** START OF Data **
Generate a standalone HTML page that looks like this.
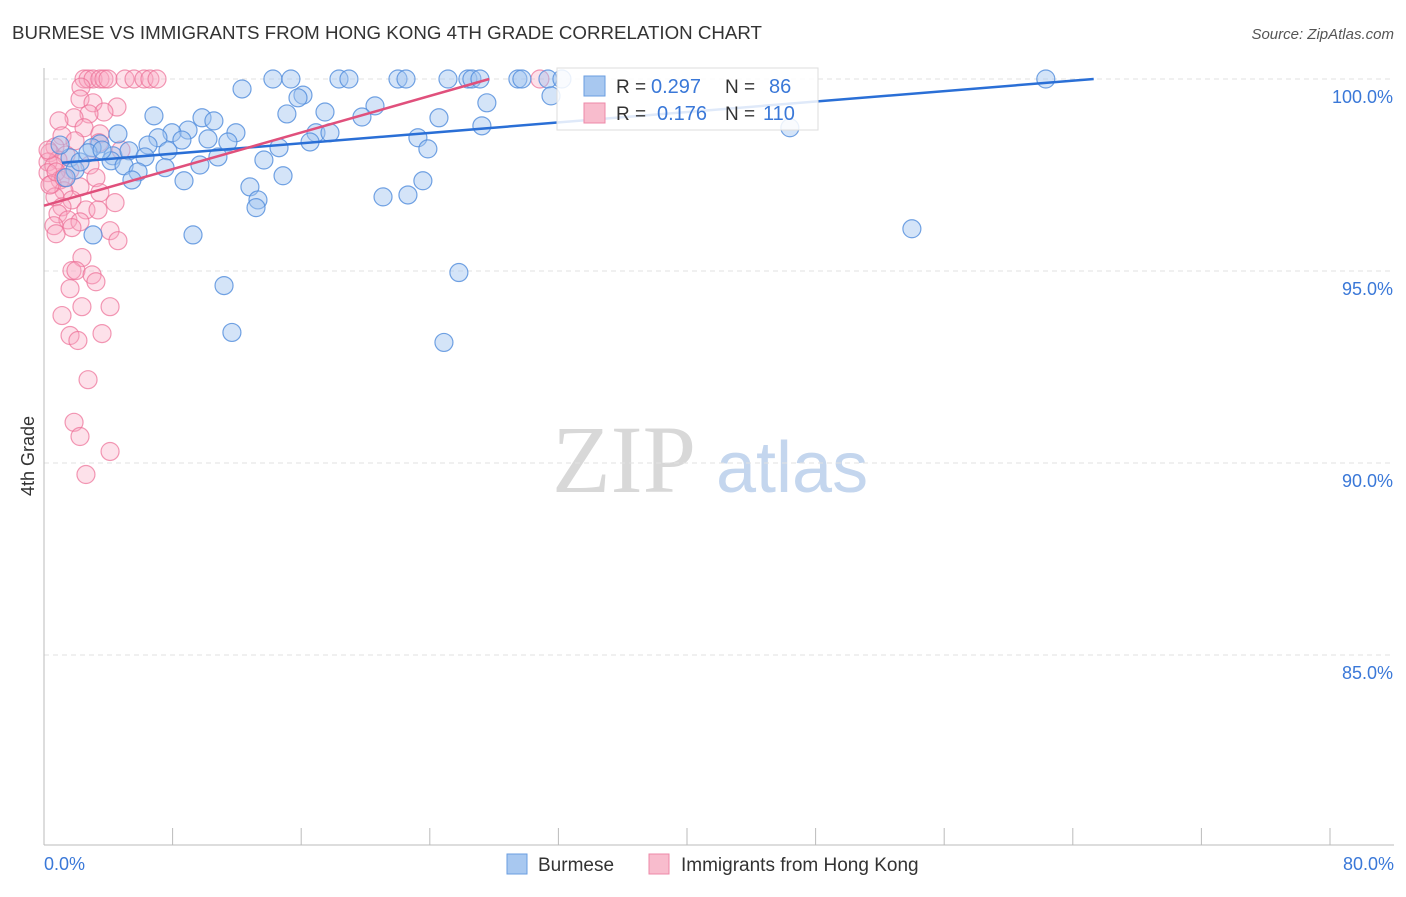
<!DOCTYPE html>
<html><head><meta charset="utf-8"><style>
body{margin:0;background:#fff;width:1406px;height:892px;overflow:hidden;font-family:"Liberation Sans",sans-serif}
</style></head><body>
<svg id="chart" width="1406" height="892" xmlns="http://www.w3.org/2000/svg">
<text x="12" y="39" font-size="18" fill="#333" textLength="750" lengthAdjust="spacingAndGlyphs">BURMESE VS IMMIGRANTS FROM HONG KONG 4TH GRADE CORRELATION CHART</text>
<text x="1394" y="39" font-size="15" fill="#555" text-anchor="end" font-style="italic">Source: ZipAtlas.com</text>
<g>
<text x="552" y="492" font-family="Liberation Serif,serif" font-size="96" fill="#d8d8d8">ZIP</text>
<text x="716" y="492" font-size="72" fill="#c4d6ee">atlas</text>
</g>
<g id="grid"></g>
<g id="axes"></g>
<g id="points"></g>
<g id="trends"></g>
<text transform="translate(34,456) rotate(-90)" font-size="18" fill="#333" text-anchor="middle">4th Grade</text>
<g>
<rect x="557" y="68" width="261" height="62" fill="rgba(255,255,255,0.85)" stroke="#ddd"/>
<rect x="584" y="76" width="21" height="20" fill="#a8c8f0" stroke="#6a9ee0"/>
<text x="616" y="93" font-size="19" fill="#333">R =</text>
<text x="651" y="93" font-size="20" fill="#3a78d8">0.297</text>
<text x="725" y="93" font-size="19" fill="#333">N =</text>
<text x="769" y="93" font-size="20" fill="#3a78d8">86</text>
<rect x="584" y="103" width="21" height="20" fill="#f8bccd" stroke="#ee88a8"/>
<text x="616" y="120" font-size="19" fill="#333">R =</text>
<text x="657" y="120" font-size="20" fill="#3a78d8">0.176</text>
<text x="725" y="120" font-size="19" fill="#333">N =</text>
<text x="763" y="120" font-size="20" fill="#3a78d8">110</text>
</g>
<g>
<rect x="507" y="854" width="20" height="20" fill="#a8c8f0" stroke="#6a9ee0"/>
<text x="538" y="871" font-size="19" fill="#333">Burmese</text>
<rect x="649" y="854" width="20" height="20" fill="#f8bccd" stroke="#ee88a8"/>
<text x="681" y="871" font-size="19" fill="#333">Immigrants from Hong Kong</text>
</g>
</svg>
<script>
const yTicks=[100,95,90,85];
const xTickLabels=["0.0%","80.0%"];
const blueX=[14.24,15.36,18.35,18.97,22.02,22.52,25.13,26.37,26.62,27.12,29.48,29.73,31.35,32.22,62.32,12.32,16.11,15.80,31.54,27.55,6.84,17.48,20.59,9.83,10.57,24.57,4.60,8.96,7.96,7.09,11.94,10.20,8.58,16.92,17.79,19.78,27.24,15.11,23.26,16.55,11.44,6.47,3.48,14.62,23.88,46.40,1.62,2.99,4.29,5.29,6.28,7.71,10.82,13.68,4.17,4.98,5.85,7.53,9.70,12.81,14.87,8.71,5.47,1.93,23.57,21.09,22.64,13.31,13.19,53.99,3.05,9.27,25.81,11.20,11.69,24.88,1.0,2.24,2.74,3.61,1.37];
const blueY=[100,100,100,100,100,100,100,100,100,100,100,100,100,100,100,99.74,99.58,99.51,99.56,99.38,99.04,99.14,99.30,98.99,98.91,98.99,98.57,98.67,98.60,98.47,98.60,98.44,98.41,98.60,98.60,99.01,98.78,99.09,98.47,98.36,98.36,98.28,98.31,98.21,98.18,98.73,97.95,98.21,98.00,98.13,97.97,98.13,97.97,97.89,97.87,97.74,97.58,97.69,97.76,97.19,97.48,97.35,97.37,97.63,97.35,96.93,96.98,96.85,96.65,96.10,95.94,95.94,94.96,94.62,93.40,93.14,98.28,97.84,98.08,98.15,97.43];
const pinkX=[2.49,2.74,3.05,3.48,3.73,3.98,5.04,5.6,6.22,6.59,7.03,30.85,2.30,2.24,3.05,4.54,3.73,2.80,1.87,0.93,2.49,3.48,1.12,1.93,3.42,4.79,0.68,0.37,1.37,0.87,0.25,2.86,0.62,1.62,0.25,3.23,1.00,0.50,2.24,1.24,3.48,0.68,1.74,4.42,1.12,2.61,3.36,0.87,1.49,2.24,0.62,1.74,4.11,0.75,4.60,2.36,1.74,1.99,2.99,3.23,1.62,4.11,2.36,1.12,1.62,3.61,2.11,2.74,1.87,2.24,4.11,2.61,0.25,0.37,0.75,1.24];
const pinkY=[100,100,100,100,100,100,100,100,100,100,100,100,99.79,99.48,99.38,99.27,99.14,99.09,98.99,98.91,98.73,98.57,98.52,98.39,98.34,98.15,98.23,98.08,98.02,97.89,97.84,97.76,97.74,97.63,97.56,97.43,97.37,97.27,97.19,97.09,97.04,96.93,96.85,96.78,96.67,96.59,96.59,96.49,96.33,96.28,96.18,96.13,96.05,95.97,95.79,95.35,95.01,95.01,94.90,94.72,94.54,94.07,94.07,93.84,93.32,93.37,93.19,92.17,91.06,90.69,90.30,89.70,98.15,97.24,97.58,97.43];
const blueTrend=[[1.12,97.82],[65.3,100]];
const pinkTrend=[[0,96.7],[27.7,100]];

const NS="http://www.w3.org/2000/svg";
const X=v=>44+v/80*1286;
const Y=v=>79+(100-v)*38.4;
function mk(tag,attrs,parent){const e=document.createElementNS(NS,tag);for(const k in attrs)e.setAttribute(k,attrs[k]);document.getElementById(parent).appendChild(e);return e;}
yTicks.forEach(t=>{
 const l=mk('line',{x1:44,x2:1394,y1:Y(t),y2:Y(t),stroke:'#e2e2e2','stroke-dasharray':'5,4'},'grid');
 
 
 const tx=mk('text',{x:1393,y:Y(t)+24,'font-size':18,fill:'#3a78d8','text-anchor':'end'},'axes');
 tx.textContent=t.toFixed(1)+'%';
 
 
});
const ax=mk('line',{x1:44,x2:44,y1:68,y2:845,stroke:'#bbb'},'axes');


const bx=mk('line',{x1:44,x2:1394,y1:845,y2:845,stroke:'#bbb'},'axes');


for(let i=0;i<=10;i++){const t=mk('line',{x1:X(i*8),x2:X(i*8),y1:828,y2:845,stroke:'#bbb'},'axes');
 
 }
const xl0=mk('text',{x:44,y:870,'font-size':18,fill:'#3a78d8'},'axes');xl0.textContent=xTickLabels[0];


const xl1=mk('text',{x:1394,y:870,'font-size':18,fill:'#3a78d8','text-anchor':'end'},'axes');xl1.textContent=xTickLabels[1];


pinkX.forEach((v,i)=>{const c=mk('circle',{cx:X(v),cy:Y(pinkY[i]),r:9,fill:'rgba(248,170,195,0.35)',stroke:'rgba(236,110,150,0.7)','stroke-width':1.2},'points');
 
 });
blueX.forEach((v,i)=>{const c=mk('circle',{cx:X(v),cy:Y(blueY[i]),r:9,fill:'rgba(160,196,240,0.45)',stroke:'rgba(80,140,220,0.8)','stroke-width':1.2},'points');
 
 });
const bt=mk('line',{x1:X(blueTrend[0][0]),y1:Y(blueTrend[0][1]),x2:X(blueTrend[1][0]),y2:Y(blueTrend[1][1]),stroke:'#2a6fd6','stroke-width':2.5},'trends');


const pt=mk('line',{x1:X(pinkTrend[0][0]),y1:Y(pinkTrend[0][1]),x2:X(pinkTrend[1][0]),y2:Y(pinkTrend[1][1]),stroke:'#e0507c','stroke-width':2.5},'trends');


</script>
</body></html>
** END OF Data **
Repeat all the data as it stands, dropping any images it holds.

Result of this task:
Generate a standalone HTML page that looks like this.
<!DOCTYPE html>
<html><head><meta charset="utf-8"><style>
body{margin:0;background:#fff;width:1406px;height:892px;overflow:hidden;font-family:"Liberation Sans",sans-serif}
</style></head><body>
<svg id="chart" width="1406" height="892" xmlns="http://www.w3.org/2000/svg">
<text x="12" y="39" font-size="18" fill="#333" textLength="750" lengthAdjust="spacingAndGlyphs">BURMESE VS IMMIGRANTS FROM HONG KONG 4TH GRADE CORRELATION CHART</text>
<text x="1394" y="39" font-size="15" fill="#555" text-anchor="end" font-style="italic">Source: ZipAtlas.com</text>
<g>
<text x="552" y="492" font-family="Liberation Serif,serif" font-size="96" fill="#d8d8d8">ZIP</text>
<text x="716" y="492" font-size="72" fill="#c4d6ee">atlas</text>
</g>
<g id="grid"></g>
<g id="axes"></g>
<g id="points"></g>
<g id="trends"></g>
<text transform="translate(34,456) rotate(-90)" font-size="18" fill="#333" text-anchor="middle">4th Grade</text>
<g>
<rect x="557" y="68" width="261" height="62" fill="rgba(255,255,255,0.85)" stroke="#ddd"/>
<rect x="584" y="76" width="21" height="20" fill="#a8c8f0" stroke="#6a9ee0"/>
<text x="616" y="93" font-size="19" fill="#333">R =</text>
<text x="651" y="93" font-size="20" fill="#3a78d8">0.297</text>
<text x="725" y="93" font-size="19" fill="#333">N =</text>
<text x="769" y="93" font-size="20" fill="#3a78d8">86</text>
<rect x="584" y="103" width="21" height="20" fill="#f8bccd" stroke="#ee88a8"/>
<text x="616" y="120" font-size="19" fill="#333">R =</text>
<text x="657" y="120" font-size="20" fill="#3a78d8">0.176</text>
<text x="725" y="120" font-size="19" fill="#333">N =</text>
<text x="763" y="120" font-size="20" fill="#3a78d8">110</text>
</g>
<g>
<rect x="507" y="854" width="20" height="20" fill="#a8c8f0" stroke="#6a9ee0"/>
<text x="538" y="871" font-size="19" fill="#333">Burmese</text>
<rect x="649" y="854" width="20" height="20" fill="#f8bccd" stroke="#ee88a8"/>
<text x="681" y="871" font-size="19" fill="#333">Immigrants from Hong Kong</text>
</g>
</svg>
<script>
const yTicks=[100,95,90,85];
const xTickLabels=["0.0%","80.0%"];
const blueX=[14.24,15.36,18.35,18.97,22.02,22.52,25.13,26.37,26.62,27.12,29.48,29.73,31.35,32.22,62.32,12.32,16.11,15.80,31.54,27.55,6.84,17.48,20.59,9.83,10.57,24.57,4.60,8.96,7.96,7.09,11.94,10.20,8.58,16.92,17.79,19.78,27.24,15.11,23.26,16.55,11.44,6.47,3.48,14.62,23.88,46.40,1.62,2.99,4.29,5.29,6.28,7.71,10.82,13.68,4.17,4.98,5.85,7.53,9.70,12.81,14.87,8.71,5.47,1.93,23.57,21.09,22.64,13.31,13.19,53.99,3.05,9.27,25.81,11.20,11.69,24.88,1.0,2.24,2.74,3.61,1.37];
const blueY=[100,100,100,100,100,100,100,100,100,100,100,100,100,100,100,99.74,99.58,99.51,99.56,99.38,99.04,99.14,99.30,98.99,98.91,98.99,98.57,98.67,98.60,98.47,98.60,98.44,98.41,98.60,98.60,99.01,98.78,99.09,98.47,98.36,98.36,98.28,98.31,98.21,98.18,98.73,97.95,98.21,98.00,98.13,97.97,98.13,97.97,97.89,97.87,97.74,97.58,97.69,97.76,97.19,97.48,97.35,97.37,97.63,97.35,96.93,96.98,96.85,96.65,96.10,95.94,95.94,94.96,94.62,93.40,93.14,98.28,97.84,98.08,98.15,97.43];
const pinkX=[2.49,2.74,3.05,3.48,3.73,3.98,5.04,5.6,6.22,6.59,7.03,30.85,2.30,2.24,3.05,4.54,3.73,2.80,1.87,0.93,2.49,3.48,1.12,1.93,3.42,4.79,0.68,0.37,1.37,0.87,0.25,2.86,0.62,1.62,0.25,3.23,1.00,0.50,2.24,1.24,3.48,0.68,1.74,4.42,1.12,2.61,3.36,0.87,1.49,2.24,0.62,1.74,4.11,0.75,4.60,2.36,1.74,1.99,2.99,3.23,1.62,4.11,2.36,1.12,1.62,3.61,2.11,2.74,1.87,2.24,4.11,2.61,0.25,0.37,0.75,1.24];
const pinkY=[100,100,100,100,100,100,100,100,100,100,100,100,99.79,99.48,99.38,99.27,99.14,99.09,98.99,98.91,98.73,98.57,98.52,98.39,98.34,98.15,98.23,98.08,98.02,97.89,97.84,97.76,97.74,97.63,97.56,97.43,97.37,97.27,97.19,97.09,97.04,96.93,96.85,96.78,96.67,96.59,96.59,96.49,96.33,96.28,96.18,96.13,96.05,95.97,95.79,95.35,95.01,95.01,94.90,94.72,94.54,94.07,94.07,93.84,93.32,93.37,93.19,92.17,91.06,90.69,90.30,89.70,98.15,97.24,97.58,97.43];
const blueTrend=[[1.12,97.82],[65.3,100]];
const pinkTrend=[[0,96.7],[27.7,100]];

const NS="http://www.w3.org/2000/svg";
const X=v=>44+v/80*1286;
const Y=v=>79+(100-v)*38.4;
function mk(tag,attrs,parent){const e=document.createElementNS(NS,tag);for(const k in attrs)e.setAttribute(k,attrs[k]);document.getElementById(parent).appendChild(e);return e;}
yTicks.forEach(t=>{
 const l=mk('line',{x1:44,x2:1394,y1:Y(t),y2:Y(t),stroke:'#e2e2e2','stroke-dasharray':'5,4'},'grid');
 
 
 const tx=mk('text',{x:1393,y:Y(t)+24,'font-size':18,fill:'#3a78d8','text-anchor':'end'},'axes');
 tx.textContent=t.toFixed(1)+'%';
 
 
});
const ax=mk('line',{x1:44,x2:44,y1:68,y2:845,stroke:'#bbb'},'axes');


const bx=mk('line',{x1:44,x2:1394,y1:845,y2:845,stroke:'#bbb'},'axes');


for(let i=0;i<=10;i++){const t=mk('line',{x1:X(i*8),x2:X(i*8),y1:828,y2:845,stroke:'#bbb'},'axes');
 
 }
const xl0=mk('text',{x:44,y:870,'font-size':18,fill:'#3a78d8'},'axes');xl0.textContent=xTickLabels[0];


const xl1=mk('text',{x:1394,y:870,'font-size':18,fill:'#3a78d8','text-anchor':'end'},'axes');xl1.textContent=xTickLabels[1];


pinkX.forEach((v,i)=>{const c=mk('circle',{cx:X(v),cy:Y(pinkY[i]),r:9,fill:'rgba(248,170,195,0.35)',stroke:'rgba(236,110,150,0.7)','stroke-width':1.2},'points');
 
 });
blueX.forEach((v,i)=>{const c=mk('circle',{cx:X(v),cy:Y(blueY[i]),r:9,fill:'rgba(160,196,240,0.45)',stroke:'rgba(80,140,220,0.8)','stroke-width':1.2},'points');
 
 });
const bt=mk('line',{x1:X(blueTrend[0][0]),y1:Y(blueTrend[0][1]),x2:X(blueTrend[1][0]),y2:Y(blueTrend[1][1]),stroke:'#2a6fd6','stroke-width':2.5},'trends');


const pt=mk('line',{x1:X(pinkTrend[0][0]),y1:Y(pinkTrend[0][1]),x2:X(pinkTrend[1][0]),y2:Y(pinkTrend[1][1]),stroke:'#e0507c','stroke-width':2.5},'trends');


</script>
</body></html>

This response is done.